We should have let these banks, investment houses and insurance companies fail and file for bankruptcy. The Federal Reserve could have stepped in to lend money at 5-7% to the most creditworthy borrowers. The gamblers who went in to bankruptcy would be out of business. Their depositors would have collected their FDIC insurance funds and deposited their funds in a surviving bank or credit union. Other assets, like credit card debt could have been assumed by other surviving lenders. Investors who bought toxic securities would have to sell them at a loss or hold them and deal with recovering the collateral. Fanny Mae and Freddie Mac should have filed for bankruptcy and been liquidated.

The Aftershock Meltdown will be worse, will certainly result in even higher unemployment and could last for years (think 2nd Great Depression). The federal government bail-outs, stimulus plans and 30% higher federal budgets will trigger this Debt Meltdown. The federal government panic of 2008 and the multi-trillion dollar government spending spree of 2009 and 2010 has caused this debt bubble to worsen. It includes, $ 14 trillion in U.S. government debt, $80 trillion in U.S. government unfunded liabilities and $ 34 trillion in personal debt. Government debt can crash our economy, like Greece.

To make things worse, federal and state government operations cost structures are 50% too high. Pension plans for government employees, delivering a defined benefit equal to full salary for 20 years of service are unsustainable. These Pension plans can be terminated and replaced by defined contribution plans like the rest of us have. Government must be rolled back to abandon half of what it is attempting to take over and control.

The Aftershock debt crash can’t be far away. Greece is providing us with a preview. U.S. Federal government debt is nearing $14 trillion, the same as our annual GDP, just like Greece. This year the Federal Reserve had to buy U.S. Treasury Notes because we didn’t have enough buyers for these Notes, just like Greece. The inflation this will cause will rival the 1983, 13% mortgage interest rates we paid and the 10% return we got on our fixed income savings and retirement accounts. Government spending will necessarily be lowered to meet expected revenue. The burst of this bubble should end government deficits, bloated operating costs and end the increases we’ve seen in the National Debt. The U.S. Federal Government must cut its spending by $1 trillion per year, now.

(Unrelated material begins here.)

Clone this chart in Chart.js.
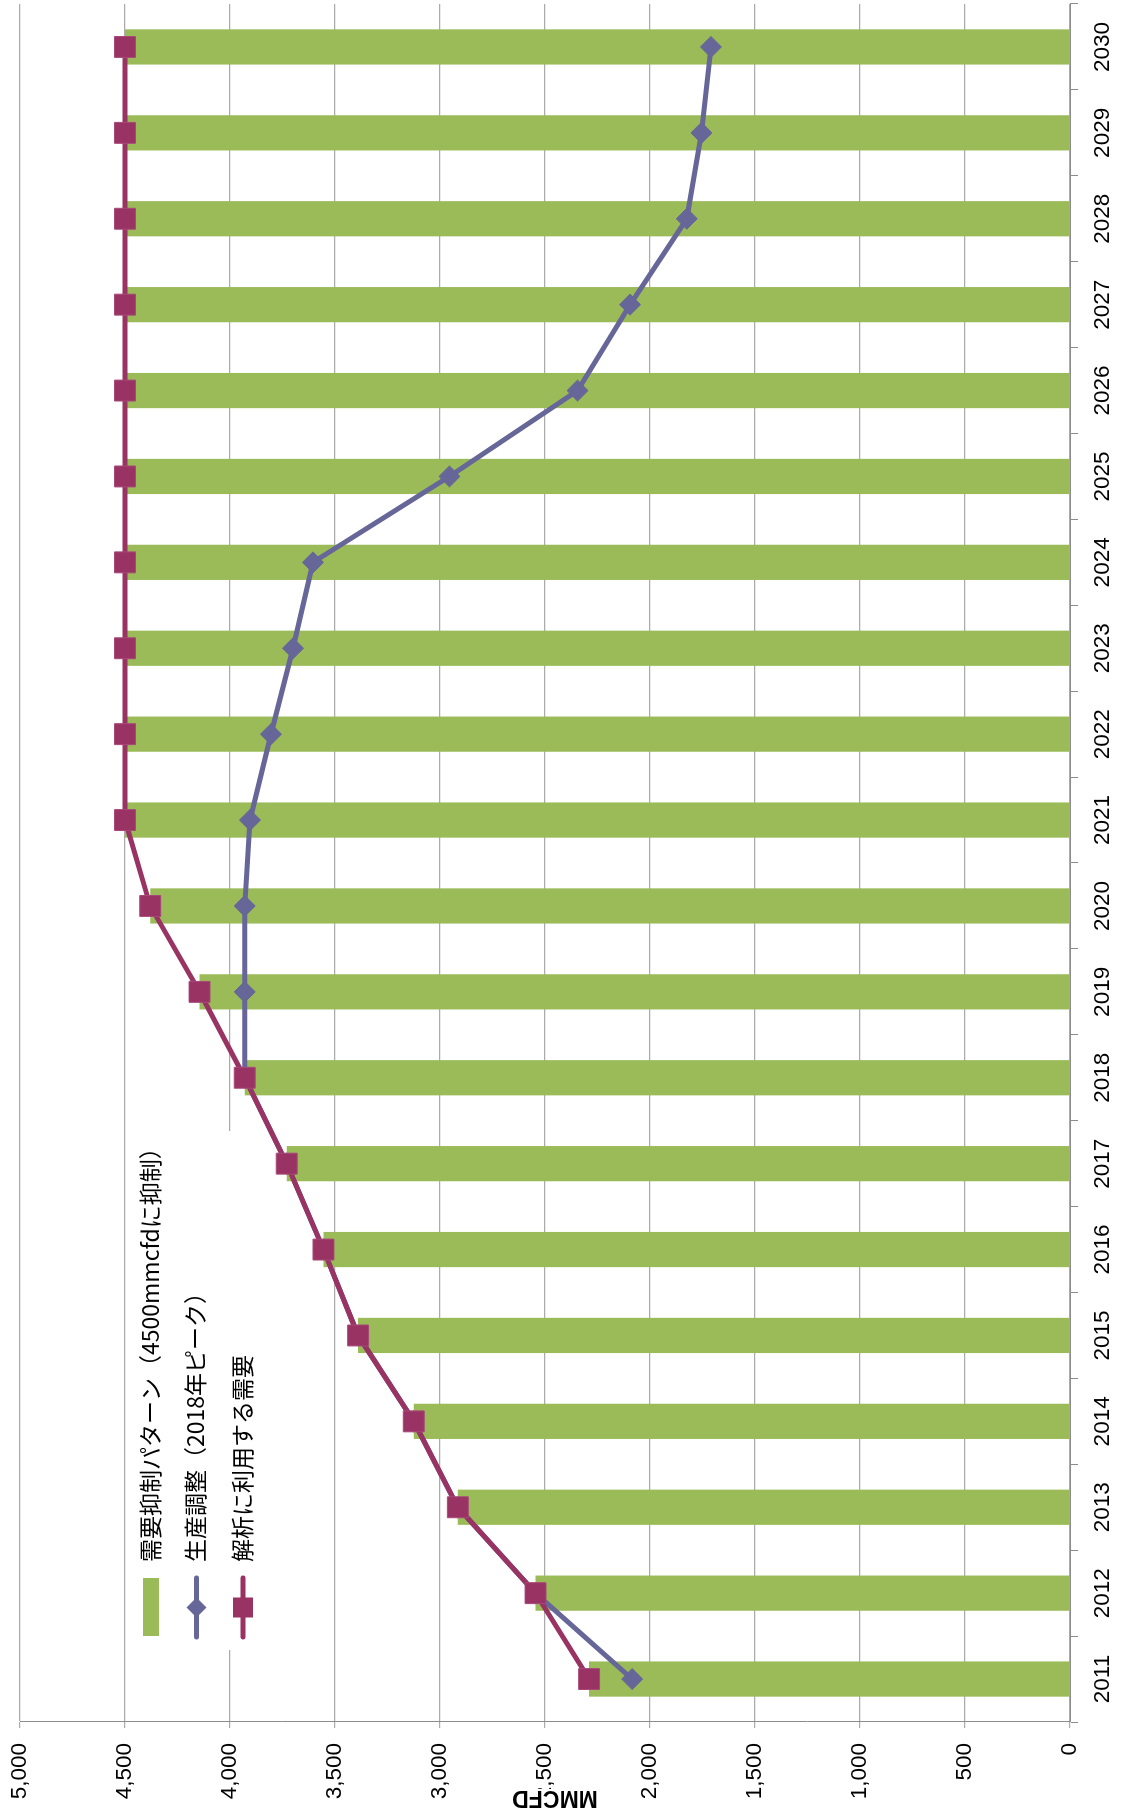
<!DOCTYPE html>
<html lang="ja">
<head>
<meta charset="utf-8">
<title>需要抑制パターンと生産調整</title>
<script src="https://cdn.jsdelivr.net/npm/chart.js@4.4.1/dist/chart.umd.min.js"></script>
<style>
  html, body { margin: 0; padding: 0; background: #fff; overflow: hidden; width: 1128px; height: 1820px; }
  /* The chart is laid out landscape and turned a quarter turn counter-clockwise onto the portrait page */
  #frame { position: absolute; left: 0; top: 0; width: 1820px; height: 1128px;
           transform-origin: 0 0; transform: translate(0px, 1820px) rotate(-90deg); background: #fff; }
  canvas { display: block; }
</style>
</head>
<body>
<div id="frame"><canvas id="chart" width="1820" height="1128"></canvas></div>
<script>
// Years on the category axis
const years = ['2011','2012','2013','2014','2015','2016','2017','2018','2019','2020',
               '2021','2022','2023','2024','2025','2026','2027','2028','2029','2030'];

// 需要抑制パターン (demand capped at 4500 mmcfd), MMCFD
const suppressedDemand = [2290, 2545, 2915, 3125, 3390, 3555, 3730, 3930, 4145, 4380,
                          4500, 4500, 4500, 4500, 4500, 4500, 4500, 4500, 4500, 4500];

// 生産調整 (production peaking in 2018), MMCFD
const productionAdjusted = [2085, 2545, 2915, 3125, 3390, 3555, 3730, 3930, 3930, 3930,
                            3905, 3805, 3700, 3605, 2955, 2345, 2095, 1825, 1755, 1710];

// 解析に利用する需要 (demand used in the analysis), MMCFD
const analysisDemand = [2290, 2545, 2915, 3125, 3390, 3555, 3730, 3930, 4145, 4380,
                        4500, 4500, 4500, 4500, 4500, 4500, 4500, 4500, 4500, 4500];

// Value axis ticks
const valueTicks = [0, 500, 1000, 1500, 2000, 2500, 3000, 3500, 4000, 4500, 5000];

const seriesNames = ['需要抑制パターン（4500mmcfdに抑制）', '生産調整（2018年ピーク）', '解析に利用する需要'];
const axisTitle = 'MMCFD';

const GREEN = '#9BBB59';
const BLUE = '#666699';
const RED = '#993363';
const GRID = '#ababab';
const AXIS = '#8c8c8c';
const TICK_FONT = { family: '"Liberation Sans", Arial, sans-serif', size: 22.5 };

// Legend panel drawn inside the plot, above the grid and below the series
const legendPanel = {
  id: 'legendPanel',
  beforeDatasetsDraw(chart) {
    const ctx = chart.ctx;
    const a = chart.chartArea;
    const box = { x: a.left + 72, y: a.top + 108, w: 519, h: 134 };
    ctx.save();
    ctx.fillStyle = '#fff';
    ctx.fillRect(box.x, box.y, box.w, box.h);
    const rows = [23, 68.5, 115];
    const symL = box.x + 13, symR = box.x + 72, symC = (symL + symR) / 2;
    ctx.font = '23px "Noto Sans CJK JP", sans-serif';
    ctx.textBaseline = 'middle';
    ctx.textAlign = 'left';
    chart.data.datasets.forEach((ds, i) => {
      const y = box.y + rows[i];
      if (ds.type === 'bar') {
        ctx.fillStyle = ds.backgroundColor;
        ctx.fillRect(symL + 1, y - 8, 58, 16);
      } else {
        ctx.strokeStyle = ds.borderColor;
        ctx.lineWidth = ds.borderWidth;
        ctx.lineCap = 'round';
        ctx.beginPath();
        ctx.moveTo(symL, y);
        ctx.lineTo(symR, y);
        ctx.stroke();
        ctx.fillStyle = ds.pointBackgroundColor;
        ctx.beginPath();
        if (ds.pointStyle === 'rectRot') {
          const r = 10;
          ctx.moveTo(symC - r, y); ctx.lineTo(symC, y - r);
          ctx.lineTo(symC + r, y); ctx.lineTo(symC, y + r);
          ctx.closePath();
        } else {
          ctx.rect(symC - 10, y - 10, 20, 20);
        }
        ctx.fill();
      }
      ctx.fillStyle = '#000';
      ctx.fillText(ds.label, box.x + 88, y - 1);
    });
    ctx.restore();
  }
};

// Value axis title, set against the tick labels
const valueTitle = {
  id: 'valueTitle',
  afterDraw(chart) {
    const ctx = chart.ctx;
    const a = chart.chartArea;
    const cy = (a.top + a.bottom) / 2 + 10;
    ctx.save();
    ctx.translate(22, cy);
    ctx.rotate(-Math.PI / 2);
    ctx.font = 'bold 23px "Liberation Sans", Arial, sans-serif';
    const w = ctx.measureText(axisTitle).width;
    ctx.fillStyle = '#fff';
    ctx.fillRect(-w / 2 - 1, -8, w + 2, 17);
    ctx.fillStyle = '#000';
    ctx.textAlign = 'center';
    ctx.textBaseline = 'middle';
    ctx.fillText(axisTitle, 0, 1);
    ctx.restore();
  }
};

new Chart(document.getElementById('chart'), {
  data: {
    labels: years,
    datasets: [
      {
        type: 'bar', label: seriesNames[0], data: suppressedDemand,
        backgroundColor: GREEN, borderWidth: 0,
        barPercentage: 0.41, categoryPercentage: 1, order: 3
      },
      {
        type: 'line', label: seriesNames[1], data: productionAdjusted,
        borderColor: BLUE, backgroundColor: BLUE, borderWidth: 5, tension: 0,
        pointStyle: 'rectRot', pointRadius: 10.5, pointBorderWidth: 1,
        pointBackgroundColor: BLUE, pointBorderColor: BLUE, order: 2
      },
      {
        type: 'line', label: seriesNames[2], data: analysisDemand,
        borderColor: RED, backgroundColor: RED, borderWidth: 5, tension: 0,
        pointStyle: 'rect', pointRadius: 14.8, pointBorderWidth: 1,
        pointBackgroundColor: RED, pointBorderColor: '#a8487a', order: 1
      }
    ]
  },
  options: {
    responsive: false,
    animation: false,
    devicePixelRatio: 1,
    layout: { autoPadding: false, padding: { top: 20, right: 4, left: 0, bottom: 0 } },
    plugins: { legend: { display: false }, tooltip: { enabled: false } },
    scales: {
      x: {
        type: 'category',
        offset: true,
        grid: { offset: true, drawOnChartArea: false, tickLength: 8, color: AXIS, lineWidth: 1 },
        border: { display: true, color: AXIS, width: 1 },
        ticks: { font: TICK_FONT, color: '#000', padding: 11, maxRotation: 0, minRotation: 0, autoSkip: false },
        afterFit(scale) { scale.height = 58; scale.paddingLeft = 0; scale.paddingRight = 0; }
      },
      y: {
        min: valueTicks[0],
        max: valueTicks[valueTicks.length - 1],
        afterBuildTicks(scale) { scale.ticks = valueTicks.map(v => ({ value: v })); },
        grid: { color: GRID, lineWidth: 1.2, tickLength: 6 },
        border: { display: true, color: AXIS, width: 1 },
        ticks: { font: TICK_FONT, color: '#000', padding: 15,
                 callback: v => Number(v).toLocaleString('en-US') },
        afterFit(scale) { scale.width = 98; scale.paddingTop = 0; scale.paddingBottom = 0; }
      }
    }
  },
  plugins: [legendPanel, valueTitle]
});
</script>
</body>
</html>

With government budgets cut 30-50%, stated unemployment will expand to 15% (30% real unemployment) . The stock market will tank, again, on its own; it is its own bubble. The Aftershock is a multiple bubble burst, not a correction, there will be no upturn until the borrowed, printed, inflated dollars have worked their way through the system. Inflation will be 10% making our dollars worth 10% less every year. Having given away all of our manufacturing, the U.S. will have no economic engine to stop the decade after decade decline in U.S. economic activity. Illegal immigration will decline as government employee layoffs increase, but after Mexico crashes, it will surge, so we better have the border closed. U.S. GDP could stall and slide back to $10 trillion a year. The U.S. government should begin ads for us to buy U.S. Savings Bonds, like it did in World War II as the only way to find enough Treasury Note buyers to fund the National Debt. However, you shouldn’t expect any of us to buy these with less than a 7% annual return. The U.S. government is headed for a BBB rating.

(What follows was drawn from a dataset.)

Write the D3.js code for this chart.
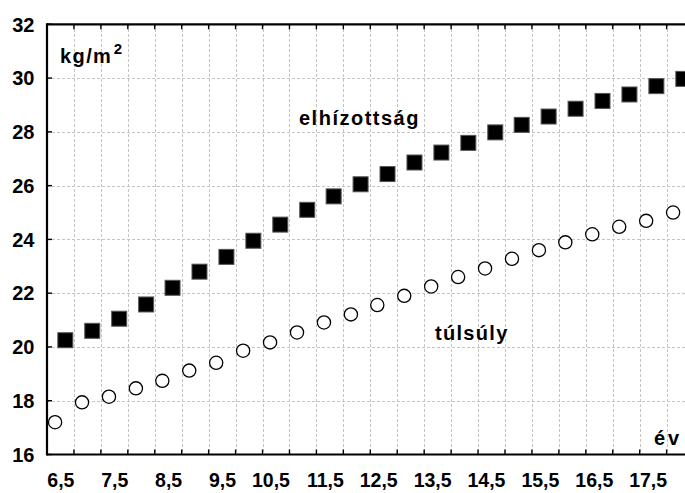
<!DOCTYPE html>
<html>
<head>
<meta charset="utf-8">
<script src="https://cdn.jsdelivr.net/npm/d3@7"></script>
<style>
  html, body { margin: 0; padding: 0; background: #fff; }
  svg { display: block; }
  text { font-family: "Liberation Sans", Arial, sans-serif; font-weight: bold; fill: #000; }
</style>
</head>
<body>
<svg id="chart" width="685" height="493"></svg>
<script>
// BMI thresholds by age (kg/m²): overweight ("túlsúly") and obesity ("elhízottság")
const obeseAge = [6.34, 6.84, 7.34, 7.84, 8.33, 8.83, 9.33, 9.83, 10.33, 10.83, 11.32, 11.82,
                  12.32, 12.82, 13.32, 13.82, 14.32, 14.81, 15.31, 15.81, 16.31, 16.81, 17.31, 17.81];
const obeseBMI = [20.25, 20.6, 21.05, 21.58, 22.2, 22.8, 23.35, 23.95, 24.55, 25.1, 25.6, 26.05,
                  26.43, 26.86, 27.23, 27.59, 27.98, 28.26, 28.57, 28.86, 29.15, 29.39, 29.7, 29.97];
const overAge  = [6.15, 6.65, 7.15, 7.65, 8.14, 8.64, 9.14, 9.64, 10.14, 10.64, 11.14, 11.64,
                  12.13, 12.63, 13.13, 13.63, 14.13, 14.63, 15.13, 15.62, 16.12, 16.62, 17.12, 17.62];
const overBMI  = [17.2, 17.94, 18.15, 18.46, 18.74, 19.12, 19.41, 19.86, 20.17, 20.54, 20.91, 21.21,
                  21.56, 21.9, 22.25, 22.6, 22.92, 23.28, 23.6, 23.89, 24.19, 24.47, 24.69, 25.0];

const xLabelValues = [6.5, 7.5, 8.5, 9.5, 10.5, 11.5, 12.5, 13.5, 14.5, 15.5, 16.5, 17.5];
const xGridValues  = [6.5, 7, 7.5, 8, 8.5, 9, 9.5, 10, 10.5, 11, 11.5, 12, 12.5, 13, 13.5, 14,
                      14.5, 15, 15.5, 16, 16.5, 17, 17.5];
const yTickValues  = [16, 18, 20, 22, 24, 26, 28, 30, 32];

const svg = d3.select("#chart");
const plotLeft = 47, plotTop = 24.3, plotBottom = 454.5;

const x = d3.scaleLinear().domain([6, 18]).range([plotLeft, plotLeft + 12 * 53.88]);
const y = d3.scaleLinear().domain([16, 32]).range([plotBottom, plotTop]);
const plotRight = x(18);

const fmt = v => String(v).replace(".", ",");

// grid
const grid = svg.append("g").attr("stroke", "#c4c4c4").attr("stroke-width", 1)
  .attr("stroke-dasharray", "3,2").attr("shape-rendering", "crispEdges");
grid.selectAll("line.v").data(xGridValues).join("line")
  .attr("x1", d => Math.round(x(d)) + 0.5).attr("x2", d => Math.round(x(d)) + 0.5)
  .attr("y1", plotTop).attr("y2", plotBottom);
grid.selectAll("line.h").data(yTickValues.filter(v => v > 16 && v < 32)).join("line")
  .attr("y1", d => Math.round(y(d)) + 0.5).attr("y2", d => Math.round(y(d)) + 0.5)
  .attr("x1", plotLeft).attr("x2", plotRight);

// inward tick marks
const ticks = svg.append("g").attr("stroke", "#000").attr("stroke-width", 1.4);
ticks.selectAll("line.b").data(xGridValues).join("line")
  .attr("x1", d => x(d)).attr("x2", d => x(d)).attr("y1", plotBottom).attr("y2", plotBottom - 5);
ticks.selectAll("line.t").data(xGridValues).join("line")
  .attr("x1", d => x(d)).attr("x2", d => x(d)).attr("y1", plotTop).attr("y2", plotTop + 5);
ticks.selectAll("line.l").data(yTickValues).join("line")
  .attr("x1", plotLeft).attr("x2", plotLeft + 5).attr("y1", d => y(d)).attr("y2", d => y(d));

// frame
const frame = svg.append("g").attr("stroke", "#000").attr("stroke-width", 2.2).attr("fill", "none");
frame.append("line").attr("x1", plotLeft).attr("x2", plotRight).attr("y1", plotTop).attr("y2", plotTop);
frame.append("line").attr("x1", plotLeft).attr("x2", plotRight).attr("y1", plotBottom).attr("y2", plotBottom);
frame.append("line").attr("x1", plotLeft).attr("x2", plotLeft).attr("y1", plotTop - 1).attr("y2", plotBottom + 1);

// tick labels
svg.append("g").selectAll("text").data(yTickValues).join("text")
  .attr("x", 34.5).attr("y", d => y(d)).attr("dy", "0.36em")
  .attr("text-anchor", "end").attr("font-size", 20)
  .text(d => d);
svg.append("g").selectAll("text").data(xLabelValues).join("text")
  .attr("x", d => x(d) + 0.5).attr("y", 487)
  .attr("text-anchor", "end").attr("font-size", 19.5)
  .text(fmt);

// series markers
const sq = 15;
svg.append("g").selectAll("rect").data(obeseAge.map((a, i) => [a, obeseBMI[i]])).join("rect")
  .attr("x", d => x(d[0]) - sq / 2).attr("y", d => y(d[1]) - sq / 2)
  .attr("width", sq).attr("height", sq)
  .attr("fill", "#000").attr("stroke", "#555").attr("stroke-width", 1);
svg.append("g").selectAll("circle").data(overAge.map((a, i) => [a, overBMI[i]])).join("circle")
  .attr("cx", d => x(d[0])).attr("cy", d => y(d[1])).attr("r", 6.6)
  .attr("fill", "#fff").attr("stroke", "#000").attr("stroke-width", 1.3);

// annotations
const unit = svg.append("text").attr("x", 60).attr("y", 63)
  .attr("font-size", 20).attr("letter-spacing", 1.4);
unit.append("tspan").text("kg/m");
unit.append("tspan").attr("font-size", 15).attr("dx", 1.5).attr("dy", -9).text("2");

svg.append("text").attr("x", 299).attr("y", 125).attr("font-size", 20)
  .attr("letter-spacing", 1.5).text("elhízottság");
svg.append("text").attr("x", 435).attr("y", 340).attr("font-size", 20)
  .attr("letter-spacing", 1.3).text("túlsúly");
svg.append("text").attr("x", 654).attr("y", 444.5).attr("font-size", 20)
  .attr("letter-spacing", 2.8).text("év");
</script>
</body>
</html>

In this environment, it’s unconscionable to consider anything that will increase costs. It’s not a good time to propose the Cap & Trade or Card Check scams or more subsidies for government employees, healthcare, education, foreign aid or anything else. It would be suicide to create a carbon tax that will double our energy bills every year for the next several years. It would be homicide to cripple any more organizations with union parasites. It would be treason to not close the Mexican border and allow illegal immigrants to stay.

Half of our tax dollars have been wasted for decades and now that we don’t have the money to fund that half; it’s time to cut all government budgets by 50%.